In 1978, China’s GDP was around a quarter that of the USSR; by the time the Soviet Union collapsed in 1991, China’s GDP was around half that of the USSR. Today, China’s GDP is nine times greater than Russia’s.

—Martin Jacques & Peter Nolan,

Additionally, although neoliberals often speculate that the PRC’s remarkable growth could still have been observed within a free market "democracy", Erza Vogel disagrees citing, among other things, the failure of Chinese pro-western capitalist leaders (Kuomintang Nationalists) prior to the establishment of the People’s Republic in eliminating the country's poverty and subjugation at the hands of foreign imperialist powers, leading him to assert that the leadership of the Communist Party was essential in facilitating Chinese development:

"He was aware that the new dynamos of Asia—Japan, South Korea, Taiwan, Hong Kong, and Singapore—were growing faster than any countries ever had. But Deng realized he could not simply import an entire system from abroad, for no alien system could fit the unique needs of China—which had a rich cultural heritage but was also huge, diverse, and poor. He realized what some free-market economists did not, that one could not solve problems simply by opening markets; one had to build institutions gradually."

"To provide order during this rebuilding, he believed there was only one organization that could manage the process—the Communist Party."

"Some Westerners were so impressed with Deng’s directness and pragmatism that they mistakenly thought he was a capitalist at heart and that he would lead China toward a Western-style democracy. He was always ready to learn, but in the end he believed he knew better than they what was good for China and it was not capitalism and Western-style democracy."

"When Deng ascended to power in 1978, he had many advantages that his predecessors lacked. In the mid-nineteenth century, few people had understood how deeply the new technology and developments along the coast were challenging the Chinese system. In the last years of the empire, the reformers had little idea of the institutional developments required to implement progressive new ideas. At the time of Yuan Shikai and Sun Yat-sen, there was no unified army and no governmental structure capable of uniting contenders for power.
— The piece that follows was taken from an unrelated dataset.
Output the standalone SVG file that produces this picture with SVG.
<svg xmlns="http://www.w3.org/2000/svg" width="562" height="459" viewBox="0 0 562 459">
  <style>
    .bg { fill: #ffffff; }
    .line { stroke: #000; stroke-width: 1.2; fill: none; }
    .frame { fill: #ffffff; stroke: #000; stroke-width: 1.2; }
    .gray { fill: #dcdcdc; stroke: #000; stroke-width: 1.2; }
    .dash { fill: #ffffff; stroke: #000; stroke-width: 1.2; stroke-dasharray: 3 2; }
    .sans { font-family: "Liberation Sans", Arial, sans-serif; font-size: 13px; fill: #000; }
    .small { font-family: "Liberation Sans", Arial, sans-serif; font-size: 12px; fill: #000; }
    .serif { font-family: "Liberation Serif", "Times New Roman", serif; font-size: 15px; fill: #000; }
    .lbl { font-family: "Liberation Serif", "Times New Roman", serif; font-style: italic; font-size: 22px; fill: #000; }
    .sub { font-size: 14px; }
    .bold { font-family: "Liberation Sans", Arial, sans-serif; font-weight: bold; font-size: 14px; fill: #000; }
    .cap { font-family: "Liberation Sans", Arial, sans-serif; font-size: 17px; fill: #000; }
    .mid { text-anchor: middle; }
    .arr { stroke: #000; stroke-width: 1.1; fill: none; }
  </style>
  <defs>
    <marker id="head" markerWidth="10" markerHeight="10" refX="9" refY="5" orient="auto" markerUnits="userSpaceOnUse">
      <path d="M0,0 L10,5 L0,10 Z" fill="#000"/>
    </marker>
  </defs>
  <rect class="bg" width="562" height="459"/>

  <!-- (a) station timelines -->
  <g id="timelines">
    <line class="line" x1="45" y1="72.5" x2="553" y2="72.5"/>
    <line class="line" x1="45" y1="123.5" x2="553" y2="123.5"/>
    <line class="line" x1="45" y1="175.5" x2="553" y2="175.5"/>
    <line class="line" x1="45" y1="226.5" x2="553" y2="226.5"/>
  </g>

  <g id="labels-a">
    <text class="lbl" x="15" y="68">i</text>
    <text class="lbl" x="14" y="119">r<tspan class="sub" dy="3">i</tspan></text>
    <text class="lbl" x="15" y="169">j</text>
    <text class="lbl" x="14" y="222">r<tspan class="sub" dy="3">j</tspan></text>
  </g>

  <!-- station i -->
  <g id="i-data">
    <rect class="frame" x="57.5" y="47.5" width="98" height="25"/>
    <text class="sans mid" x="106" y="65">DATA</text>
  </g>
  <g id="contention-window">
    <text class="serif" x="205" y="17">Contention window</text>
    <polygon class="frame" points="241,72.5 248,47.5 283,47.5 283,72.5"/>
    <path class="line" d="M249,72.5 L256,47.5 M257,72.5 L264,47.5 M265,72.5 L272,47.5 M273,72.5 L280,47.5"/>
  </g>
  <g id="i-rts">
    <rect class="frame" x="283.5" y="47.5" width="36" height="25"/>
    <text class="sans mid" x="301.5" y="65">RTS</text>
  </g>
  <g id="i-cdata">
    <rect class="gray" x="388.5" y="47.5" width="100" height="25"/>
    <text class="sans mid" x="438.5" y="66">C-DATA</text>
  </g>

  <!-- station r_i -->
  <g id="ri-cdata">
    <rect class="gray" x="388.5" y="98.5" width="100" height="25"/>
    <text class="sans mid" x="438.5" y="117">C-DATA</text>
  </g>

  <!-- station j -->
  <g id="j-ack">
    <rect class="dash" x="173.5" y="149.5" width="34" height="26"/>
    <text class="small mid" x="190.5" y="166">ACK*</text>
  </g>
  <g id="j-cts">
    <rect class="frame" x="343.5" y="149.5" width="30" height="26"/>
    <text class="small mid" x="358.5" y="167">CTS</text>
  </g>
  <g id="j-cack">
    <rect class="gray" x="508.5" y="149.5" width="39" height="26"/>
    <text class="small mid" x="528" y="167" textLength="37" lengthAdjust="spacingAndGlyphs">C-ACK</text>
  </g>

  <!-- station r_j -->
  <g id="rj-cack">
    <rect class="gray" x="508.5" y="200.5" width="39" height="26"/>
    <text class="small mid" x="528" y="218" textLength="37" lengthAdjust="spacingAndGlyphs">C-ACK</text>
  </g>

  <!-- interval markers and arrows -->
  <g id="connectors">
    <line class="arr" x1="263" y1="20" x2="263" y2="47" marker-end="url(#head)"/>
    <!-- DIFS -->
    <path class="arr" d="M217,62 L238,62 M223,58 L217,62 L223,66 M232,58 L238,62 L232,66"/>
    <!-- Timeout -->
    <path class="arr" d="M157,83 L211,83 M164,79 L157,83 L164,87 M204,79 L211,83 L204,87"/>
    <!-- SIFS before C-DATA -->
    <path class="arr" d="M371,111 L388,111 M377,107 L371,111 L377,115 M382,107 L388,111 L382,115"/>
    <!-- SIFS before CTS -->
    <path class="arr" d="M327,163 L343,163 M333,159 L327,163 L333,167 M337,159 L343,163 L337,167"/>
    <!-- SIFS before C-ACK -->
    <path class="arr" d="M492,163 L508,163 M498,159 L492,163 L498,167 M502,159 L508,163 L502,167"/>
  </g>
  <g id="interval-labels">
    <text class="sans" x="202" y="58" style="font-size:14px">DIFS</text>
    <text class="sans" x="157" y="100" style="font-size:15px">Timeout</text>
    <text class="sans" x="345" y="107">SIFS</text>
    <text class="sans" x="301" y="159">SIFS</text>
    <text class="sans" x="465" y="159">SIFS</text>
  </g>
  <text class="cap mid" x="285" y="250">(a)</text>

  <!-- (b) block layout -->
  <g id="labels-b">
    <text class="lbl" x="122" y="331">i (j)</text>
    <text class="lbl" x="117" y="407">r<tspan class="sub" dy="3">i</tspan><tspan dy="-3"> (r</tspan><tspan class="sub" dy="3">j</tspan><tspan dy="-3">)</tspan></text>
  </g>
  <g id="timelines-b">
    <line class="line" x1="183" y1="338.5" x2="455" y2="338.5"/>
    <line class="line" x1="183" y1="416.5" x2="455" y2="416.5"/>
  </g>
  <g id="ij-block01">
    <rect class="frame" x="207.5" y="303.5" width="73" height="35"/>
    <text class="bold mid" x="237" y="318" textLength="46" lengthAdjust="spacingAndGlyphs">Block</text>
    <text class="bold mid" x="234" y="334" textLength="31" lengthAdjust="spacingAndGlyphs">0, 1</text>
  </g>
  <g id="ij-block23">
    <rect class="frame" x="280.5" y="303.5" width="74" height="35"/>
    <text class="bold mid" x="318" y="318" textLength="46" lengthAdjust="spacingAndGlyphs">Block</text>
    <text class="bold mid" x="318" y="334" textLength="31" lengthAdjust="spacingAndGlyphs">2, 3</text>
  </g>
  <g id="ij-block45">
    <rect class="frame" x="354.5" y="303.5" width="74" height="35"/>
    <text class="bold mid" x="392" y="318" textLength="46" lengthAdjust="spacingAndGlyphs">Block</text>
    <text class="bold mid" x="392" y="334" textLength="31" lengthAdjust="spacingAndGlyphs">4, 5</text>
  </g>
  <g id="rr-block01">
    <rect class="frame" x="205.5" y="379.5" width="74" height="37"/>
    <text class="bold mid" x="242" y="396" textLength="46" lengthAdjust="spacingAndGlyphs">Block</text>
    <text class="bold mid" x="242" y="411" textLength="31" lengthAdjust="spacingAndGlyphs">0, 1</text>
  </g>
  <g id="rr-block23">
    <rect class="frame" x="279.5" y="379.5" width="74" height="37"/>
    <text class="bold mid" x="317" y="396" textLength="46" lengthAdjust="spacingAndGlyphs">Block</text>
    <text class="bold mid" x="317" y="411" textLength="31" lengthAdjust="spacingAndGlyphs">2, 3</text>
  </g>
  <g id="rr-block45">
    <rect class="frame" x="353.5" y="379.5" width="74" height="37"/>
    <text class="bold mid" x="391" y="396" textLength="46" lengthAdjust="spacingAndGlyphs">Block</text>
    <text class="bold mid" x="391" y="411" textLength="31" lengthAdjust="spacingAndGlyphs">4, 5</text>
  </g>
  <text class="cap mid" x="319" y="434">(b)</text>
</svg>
And after coming to power, Mao, who had no foreign experience, could not receive help from the West due to the Cold War."

"Yet all the favourable conditions that China enjoyed in 1978 would have been insufficient to transform the huge, chaotic civilization into a modern nation without a strong and able leader who could hold the country together while providing strategic direction. Deng was far better prepared for such a role than Yuan Shikai, Sun Yat-sen, Chiang Kai-shek, or Mao Zedong had been. It was he who would finally realize the mission that others had tried for almost two centuries to achieve, of finding a path that would make China rich and powerful."
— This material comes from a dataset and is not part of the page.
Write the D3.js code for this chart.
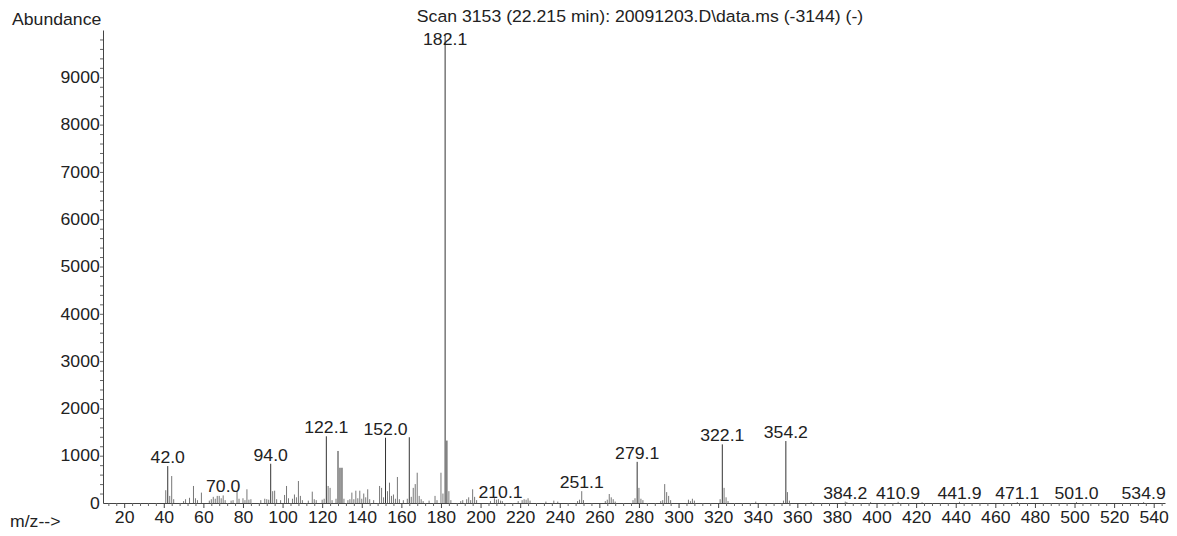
<!DOCTYPE html>
<html><head><meta charset="utf-8">
<title>Mass spectrum</title>
<script src="https://cdn.jsdelivr.net/npm/d3@7"></script>
<style>
  body { margin:0; background:#fff; }
  svg text { font-family:"Liberation Sans", Arial, sans-serif; fill:#222; }
</style>
</head>
<body>
<svg id="chart" width="1177" height="536"></svg>
<script>
// spectrum (m/z, abundance)
const mz = [41,42.0,43,44,45,50,51,53,55,56,57,59,63,64,65,66,67,68,69,70.0,71,74,75,77,78,80,81,82,83,84,89,91,92,93,
  94.0,95,96,97,99,101,102,103,105,106,107,108,109,110,113,115,116,117,120,121,122.1,123,124,125,127,128,129,130,131,
  133,134,135,136,137,138,139,140,141,142,143,144,146,149,150,151,152.0,153,154,155,156,157,158,159,161,163,164,165,
  166,167,168,169,170,171,174,177,178,180,181,182.1,183,184,185,190,191,193,194,195,196,197,198,205,207,208,209,210.1,
  211,219,221,222,223,224,225,233,237,239,249,250,251.1,252,263,264,265,266,267,268,277,278,279.1,280,281,282,291,292,
  293,294,295,296,305,306,307,308,321,322.1,323,324,325,339,353,354.2,355,356,367,384.2,385,397,410.9,423,441.9,471.1,
  501.0,534.9];
const abundance = [270,780,150,570,80,40,80,110,360,100,60,220,50,80,130,90,150,150,100,160,60,50,60,250,90,100,60,290,70,80,60,90,80,70,
  830,250,260,80,60,170,360,100,90,180,120,465,150,60,50,240,80,60,70,90,1410,360,320,60,90,1100,745,745,90,
  60,80,220,80,260,100,260,90,200,120,290,80,60,360,320,120,1380,250,430,150,180,90,550,80,60,90,1390,130,
  320,400,640,150,80,40,50,150,60,640,200,9880,1320,250,60,40,60,80,120,60,290,130,60,40,100,70,80,50,
  40,40,60,80,70,100,50,30,50,30,40,70,250,60,40,70,190,120,80,30,60,100,870,320,90,60,40,60,
  400,230,150,60,70,40,90,50,80,1240,320,120,40,30,50,1310,230,50,20,30,20,20,25,15,25,20,
  20,20];

const peakLabels = ["42.0","70.0","94.0","122.1","152.0","182.1","210.1","251.1","279.1","322.1","354.2",
  "384.2","410.9","441.9","471.1","501.0","534.9"];
const yTicks = [0,1000,2000,3000,4000,5000,6000,7000,8000,9000];
const xTicks = [20,40,60,80,100,120,140,160,180,200,220,240,260,280,300,320,340,360,380,400,420,440,460,480,500,520,540];
const title = "Scan 3153 (22.215 min): 20091203.D\\data.ms (-3144) (-)";

const svg = d3.select("#chart");
const fs = 16.5, sx = 1.07;   // scanned glyphs are a bit wide

const x = d3.scaleLinear().domain([9.3, 545.7]).range([103, 1165]);
const y = d3.scaleLinear().domain([0, 10000]).range([503, 30]);

// y axis
const gy = svg.append("g").attr("transform", "translate(103,0)")
  .call(d3.axisLeft(y).tickValues(yTicks).tickSize(0).tickSizeOuter(0).tickPadding(3).tickFormat(d3.format("d")));
gy.attr("font-size", fs).attr("font-family", null);
gy.select(".domain").attr("stroke", "#444");
gy.selectAll(".tick text").attr("transform", `scale(${sx},1)`);

svg.append("g").attr("transform", "translate(103,0)")
  .call(d3.axisLeft(y).tickValues(d3.range(200, 10000, 200)).tickSize(3).tickFormat(""))
  .call(g => g.select(".domain").remove())
  .selectAll("line").attr("stroke", "#666");

// x axis
const gx = svg.append("g").attr("transform", "translate(0,503)")
  .call(d3.axisBottom(x).tickValues(xTicks).tickSize(5).tickSizeOuter(0).tickPadding(3));
gx.attr("font-size", fs).attr("font-family", null);
gx.select(".domain").attr("stroke", "#444");
gx.selectAll(".tick line").attr("stroke", "#444");
gx.selectAll(".tick text").attr("transform", `scale(${sx},1)`);

svg.append("g").attr("transform", "translate(0,503)")
  .call(d3.axisBottom(x).tickValues(d3.range(12, 546, 4).filter(v => v % 20 !== 0)).tickSize(3).tickFormat(""))
  .call(g => g.select(".domain").remove())
  .selectAll("line").attr("stroke", "#666");

// peaks
const peaks = mz.map((m, i) => ({ m: m, a: abundance[i] }));
svg.append("g").selectAll("line").data(peaks).join("line")
  .attr("x1", d => x(d.m)).attr("x2", d => x(d.m))
  .attr("y1", y(0)).attr("y2", d => y(d.a))
  .attr("stroke", d => d.a > 700 ? "#333" : "#777")
  .attr("stroke-width", 1);

// peak labels
peakLabels.forEach(t => {
  const m = +t;
  const p = peaks.reduce((b, d) => Math.abs(d.m - m) < Math.abs(b.m - m) ? d : b);
  const base = Math.max(y(p.a) - 3, 45);
  svg.append("text")
    .attr("transform", `translate(${x(m)},${base}) scale(${sx},1)`)
    .attr("text-anchor", "middle").attr("font-size", fs)
    .text(t);
});

// texts
svg.append("text").attr("transform", `translate(12,25) scale(${sx},1)`)
  .attr("font-size", fs).text("Abundance");
svg.append("text").attr("transform", `translate(640,22) scale(${sx},1)`)
  .attr("text-anchor", "middle").attr("font-size", fs).text(title);
svg.append("text").attr("transform", `translate(10,527) scale(${sx},1)`)
  .attr("font-size", fs).text("m/z-->");
</script>
</body></html>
"While Deng was studying in Moscow, the Soviet Union had not yet built its socialist structure. The Soviet Union was still under the National Economic Policy (NEP). Under the NEP, independent farmers, small businesspeople, and even larger businesses were encouraged to prosper while the socialist economy was beginning to develop heavy industry. Foreigners, too, were invited to invest in the Soviet Union. Deng believed, as did others at that time, that such an economic structure—whereby private enterprise was allowed and foreign investment was encouraged, all under Communist Party leadership—promoted faster economic growth than could be achieved in capitalist economies. The fundamentals of the NEP, a market economy under Communist leadership, were similar to those of the economic policies that Deng would carry out when he was in charge of China’s Southwest Bureau in 1949–1952 and those that he would reintroduce in the 1980s."

"Having been in Moscow in 1956 when Khrushchev denounced Stalin, Deng was fully aware that Khrushchev’s emotional attack had devastated the Soviet Communist Party and all those who had worked with Stalin. Although the Chinese press was filled with criticisms of Deng that portrayed him as China’s Khrushchev, long before he was sent to Jiangxi Deng had already decided that he would not be China’s Khrushchev."